The questions come 10 months after Mahlangu fired the board after it refused to move from its premises in Bramley to the Joburg CBD, where she planned to house all the department’s entities under one roof.
She gave the entity five days to give her reasons why they should not be dismissed.
The board challenged the dismissal in the Gauteng High Court, but lost the case.
In a meeting, the committee was keen to understand how the board would recoup the funds from the former board.
In a response to the committee this week, the department said the investigation was still under way.
Once complete, the entity would provide the committee with a report.
Chuene, speaking to The Sunday Independent, would not say if the board would repay the funds.
“We can’t pre-empt the outcome of the investigation, it would depend on the recommendations made to the board,” he said.
The forensic audit was not yet under way and would begin in the next week.
The board would approach the provincial treasury for assistance.
“The process as to when it would be complete would depend on the availability of the officials assigned,” said Chuene.
He expected the matter to be finalised in the first quarter of next year.
The committee has also asked for details of the traders who were issued with licences after the board was dissolved.
These licences would be invalid, as the board didn’t have the authority to grant them.
And it wants the entity to explain what action was taken against the acting CEO for remunerating members of the board whose services were terminated.
The entity and the department have to respond to the outstanding questions by next week.
The department’s submission to Scopa explained that the investigation would look into board member fees and whether the money in that period was appropriately spent – whether the board fees were paid in line with regulations and policies.
It will also investigate whether the R1.2m the board spent on legal fees challenging the MEC was appropriate and establish whether there were grounds for charges of misconduct against the former board.
And it will probe whether the board complied with regulations in appointing the chief operations officer as the acting CEO during the 2011/2012 financial year.
According to the submission, the forensic auditors will produce an outcome report with recommendations on how the administrator and acting CEO should proceed with the matter.
The dissolved board had only lasted for nine months.
According to the board’s annual report, the R12.3m that makes up the irregular expenditure includes R412 000 paid to the board for convening board meetings after their term of office was terminated; R1m for their legal fees in challenging the MEC’s decision to dismiss them; R5.3m in costs that were approved by the chief operations officer when he was appointed as acting CEO by the board; and R7m in payments that the chairman of the board approved after the board’s contract was terminated.

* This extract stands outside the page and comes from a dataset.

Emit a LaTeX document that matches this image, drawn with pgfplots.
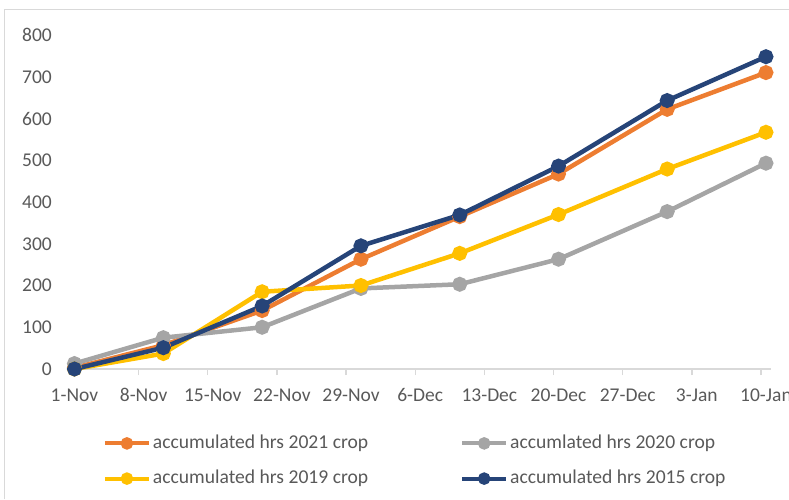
\documentclass[border=0pt]{standalone}
\usepackage{pgfplots}
\pgfplotsset{compat=1.18}
\usepackage{fontspec}
\setmainfont{Carlito}
\definecolor{cOrange}{HTML}{ED7D31}
\definecolor{cGray}{HTML}{A5A5A5}
\definecolor{cYellow}{HTML}{FFC000}
\definecolor{cBlue}{HTML}{264478}
\definecolor{cText}{HTML}{595959}
\definecolor{cAxis}{HTML}{D9D9D9}
\begin{document}
\begin{tikzpicture}
\path[use as bounding box] (-69.5pt,-130pt) rectangle (719.5pt,369pt);
\draw[cAxis, line width=1pt] (-64.5pt,-130pt) -- (-64.5pt,359pt) -- (719.5pt,359pt);
\begin{axis}[
  scale only axis,
  width=701.4pt, height=334pt,
  xmin=-0.5, xmax=70.5, ymin=0, ymax=800,
  axis x line*=bottom,
  axis y line*=left,
  x axis line style={cAxis, line width=1.3pt, -},
  y axis line style={draw=none},
  xtick={-0.5,6.5,13.5,20.5,27.5,34.5,41.5,48.5,55.5,62.5,69.5},
  xticklabels={1-Nov,8-Nov,15-Nov,22-Nov,29-Nov,6-Dec,13-Dec,20-Dec,27-Dec,3-Jan,10-Jan},
  ytick={0,100,...,800},
  tick align=outside,
  xtick style={cAxis, line width=1.3pt},
  major tick length=6pt,
  ytick style={draw=none},
  /pgf/number format/assume math mode=true,
  ticklabel style={font=\fontsize{19.5}{23}\selectfont, text=cText},
  xticklabel style={inner sep=0pt, anchor=base, xshift=4.94pt, yshift=-26.7pt},
  yticklabel style={inner sep=0pt, anchor=east, xshift=-11.5pt},
  every axis plot/.append style={line width=4.5pt, mark=*, mark size=5.2pt, mark options={solid}},
  legend columns=2,
  legend cell align=left,
  legend style={draw=none, fill=none, inner sep=0pt, outer sep=0pt,
    at={(axis description cs:0.5,0)}, anchor=north, yshift=-63.4pt, xshift=-5pt,
    font=\fontsize{19.6}{23}\selectfont, text=cText,
    nodes={inner sep=2pt, text height=14pt, text depth=4pt},
    row sep=13.2pt,
    /tikz/every even column/.append style={column sep=90pt}},
  legend image code/.code={\draw[#1, line width=4pt, mark size=4.2pt, mark repeat=2, mark phase=2] plot coordinates {(0pt,0pt) (22pt,0pt) (44pt,0pt)};},
]
\addplot[cOrange, mark options={fill=cOrange, draw=cOrange}] coordinates {(0,3) (9,57) (19,140) (29,263) (39,365) (49,467) (60,622) (70,710)};
\addlegendentry{accumulated hrs 2021 crop}
\addplot[cGray, mark options={fill=cGray, draw=cGray}] coordinates {(0,13) (9,75) (19,100) (29,193) (39,203) (49,263) (60,377) (70,493)};
\addlegendentry{accumlated hrs 2020 crop}
\addplot[cYellow, mark options={fill=cYellow, draw=cYellow}] coordinates {(0,0) (9,37) (19,185) (29,200) (39,277) (49,370) (60,479) (70,567)};
\addlegendentry{accumulated hrs 2019 crop}
\addplot[cBlue, mark options={fill=cBlue, draw=cBlue}] coordinates {(0,0) (9,51) (19,151) (29,295) (39,369) (49,486) (60,643) (70,748)};
\addlegendentry{accumulated hrs 2015 crop}
\end{axis}
\end{tikzpicture}
\end{document}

“The legal fees that are being paid for the court applications are not to assist the board in executing their function, or to promote the interest of the board.
“These expenses will not form part of the planned expenditure estimates and therefore the board would not have budgeted for these expenses.”
Chuene said the entity was in the process of shortlisting new board members.
“The appointment will be at the discretion of the MEC.
“Everybody understands the need as a matter of urgency.
“Based on the way things are moving, it should be finalised in the first quarter of next year,” he said.